Simon n’échappe pas à ce procédé, mais le renverse :
c’est justement en théâtralisant le monde qu’il lui rend son inconsistance. De
fait, le théâtre ressurgit dans la vision du brigadier lorsque, au début du
chapitre VII, il observe
les
uns après les autres (comme dans un théâtre où les machinistes auraient allumé,
modulé des rampes successives de projecteurs, comme si tout le ciel s’embrasait
peu à peu) les nuages éparpillés à présent frappés d’en dessous par les ultimes
rayons se coloraient en blond, puis en bronze, puis de cuivre […] (p.199)

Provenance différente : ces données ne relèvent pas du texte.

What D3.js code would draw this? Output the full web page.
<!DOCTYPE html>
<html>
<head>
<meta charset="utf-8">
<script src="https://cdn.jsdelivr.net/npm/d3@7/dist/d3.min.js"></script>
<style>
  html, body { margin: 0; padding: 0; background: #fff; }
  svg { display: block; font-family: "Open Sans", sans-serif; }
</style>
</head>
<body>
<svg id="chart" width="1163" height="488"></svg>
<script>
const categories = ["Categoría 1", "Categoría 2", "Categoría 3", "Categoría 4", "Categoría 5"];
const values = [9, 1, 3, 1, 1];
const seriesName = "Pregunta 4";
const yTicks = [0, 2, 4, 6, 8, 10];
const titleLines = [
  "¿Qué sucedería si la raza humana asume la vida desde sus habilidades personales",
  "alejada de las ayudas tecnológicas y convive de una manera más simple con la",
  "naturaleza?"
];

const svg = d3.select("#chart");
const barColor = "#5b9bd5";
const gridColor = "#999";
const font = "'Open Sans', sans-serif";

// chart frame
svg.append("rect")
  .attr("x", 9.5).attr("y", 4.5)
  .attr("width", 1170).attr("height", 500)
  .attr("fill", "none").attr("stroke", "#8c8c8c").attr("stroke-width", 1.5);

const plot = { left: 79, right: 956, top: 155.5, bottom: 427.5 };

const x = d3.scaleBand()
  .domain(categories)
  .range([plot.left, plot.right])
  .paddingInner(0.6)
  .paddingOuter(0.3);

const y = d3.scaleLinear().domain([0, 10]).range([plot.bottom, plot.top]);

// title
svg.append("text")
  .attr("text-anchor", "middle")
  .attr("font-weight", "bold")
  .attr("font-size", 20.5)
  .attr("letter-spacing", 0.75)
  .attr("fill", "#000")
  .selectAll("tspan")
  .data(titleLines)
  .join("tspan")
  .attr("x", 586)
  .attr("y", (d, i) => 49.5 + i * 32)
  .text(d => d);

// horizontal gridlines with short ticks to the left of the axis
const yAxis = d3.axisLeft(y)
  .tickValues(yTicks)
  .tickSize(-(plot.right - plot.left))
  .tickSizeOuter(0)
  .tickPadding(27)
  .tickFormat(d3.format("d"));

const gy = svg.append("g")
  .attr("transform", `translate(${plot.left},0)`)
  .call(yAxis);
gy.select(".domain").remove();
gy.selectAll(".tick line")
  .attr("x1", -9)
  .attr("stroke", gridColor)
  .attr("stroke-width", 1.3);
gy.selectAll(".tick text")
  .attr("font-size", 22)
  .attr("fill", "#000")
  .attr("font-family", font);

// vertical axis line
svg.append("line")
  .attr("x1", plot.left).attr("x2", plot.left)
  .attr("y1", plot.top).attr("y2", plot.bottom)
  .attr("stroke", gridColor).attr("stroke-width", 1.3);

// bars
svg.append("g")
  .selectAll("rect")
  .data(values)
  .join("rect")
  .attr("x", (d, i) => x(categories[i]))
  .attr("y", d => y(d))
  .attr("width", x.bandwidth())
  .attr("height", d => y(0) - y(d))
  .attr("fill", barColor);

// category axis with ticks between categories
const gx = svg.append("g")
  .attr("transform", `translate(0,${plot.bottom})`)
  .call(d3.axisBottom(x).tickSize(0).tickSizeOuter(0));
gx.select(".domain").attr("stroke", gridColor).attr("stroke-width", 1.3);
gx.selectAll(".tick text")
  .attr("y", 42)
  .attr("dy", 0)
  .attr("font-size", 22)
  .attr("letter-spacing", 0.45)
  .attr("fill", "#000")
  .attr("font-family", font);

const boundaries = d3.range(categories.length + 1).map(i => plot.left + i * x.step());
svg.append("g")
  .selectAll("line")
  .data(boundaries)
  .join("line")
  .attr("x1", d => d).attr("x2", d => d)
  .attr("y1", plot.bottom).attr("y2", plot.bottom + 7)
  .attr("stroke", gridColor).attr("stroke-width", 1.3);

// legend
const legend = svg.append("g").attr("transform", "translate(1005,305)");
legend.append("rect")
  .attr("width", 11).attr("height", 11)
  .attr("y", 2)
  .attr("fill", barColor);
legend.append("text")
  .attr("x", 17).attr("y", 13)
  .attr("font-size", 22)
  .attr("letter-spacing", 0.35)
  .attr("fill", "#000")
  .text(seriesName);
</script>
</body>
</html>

Les aspects de la nature entrent ici dans une analogie avec le
théâtre, le ciel devient une sorte de décor de théâtre géant, dont la beauté
est comparable au produit de l’ingénierie humaine, avec pour artiste la lumière
solaire. On retrouve ce thème chez Lobo Antunes, mais vidée de la poésie
présente dans la vision de Simon, au moment où le narrateur du Cul de Judas, décrivant son passage dans
les camps d’officiers, s’adresse à son interlocutrice :
tout
cela n’est qu’une illusion d’optique, un ingénieux jeu de miroirs, une simple
machinerie de théâtre, sans autre réalité que le carton-pâte et la cellophane
du décor qui lui donnent une forme et c’est la force de nos illusions qui lui
confère une apparence de mouvement. (p.35)
L’inconsistance de la réalité, esquissée chez Simon (remarquons
la métaphore de la machinerie chez les deux auteurs), trouve toute sa puissance
ici : de même que le théâtre, celle-ci n’est qu’un simulacre, et, plus
encore, dégradée par la comparaison avec les matières triviales de
« cellophane » et de « carton-pâte », qu’on retrouve chez
Simon et Conrad dans le même ordre d’idée. Dans L’Acacia, il s’agit du village, à la fin du chapitre II, où l’on
annonce l’arrivée des Allemands, qui est décrit comme un « village de
carton » (p.47), ce qui montre la difficulté pour le narrateur de se
reposer sur la certitude du souvenir. De même, un ambitieux qui s’adresse à
Marlow est présenté comme un « Méphistophélès de carton-pâte (papier-mâché
dans le texte original) » (p.119), désignant à la fois le manque de
prestance de ce jeune homme mais aussi l’artificialité de son discours,
dissimulant mal son intéressement. Tout devient alors apparence et non plus
essence, ce qu’illustre la description des Noirs faite par Marlow à son arrivée
sur les côtes africaines : « ils avaient des visages taillés comme
des masques grotesques » (p.67), les masques renvoyant à la pratique
antique du théâtre, ici à l’impossibilité pour Marlow de vraiment connaître les
indigènes, le sentiment d’irrémédiable étrangeté entre lui et eux. Pareillement,
le narrateur du Cul de Judas parle
des « grands gestes théâtraux » du soba en pleine couture, mais ce sont aussi les Lisboètes qui sont
contaminés par la théâtralisation, particulièrement « ces visages que
je reconnais mal sous le dessin des rides, qu‘un maquilleur de théâtre ironique
a inventé. » (p.203) : le vieillissement est assimilé, comme l’était
la couleur des nuages chez Simon, aux artifices théâtraux : ce qui était
une révélation poétique dans L’Acacia devient
ici la révélation de la misère humaine.
La
thématique théâtrale montre comment les hommes ont une vision faussée du
monde ; mais le monde lui-même est une illusion, d’où la récurrence de la
thématique du theatro mundi chez les
trois auteurs. Cependant, sous la plume de l’écrivain, le théâtre est également
le symbole de l’opacité entre la réalité et la perception, ainsi qu’un moyen de
réfléchir à la condition humaine, caractérisée par cette impuissance de la perception.
[1] La pagination indiquée renvoie aux éditions indiquées par le programme officiel.
[1] La pagination indiquée renvoie aux éditions indiquées par le programme officiel.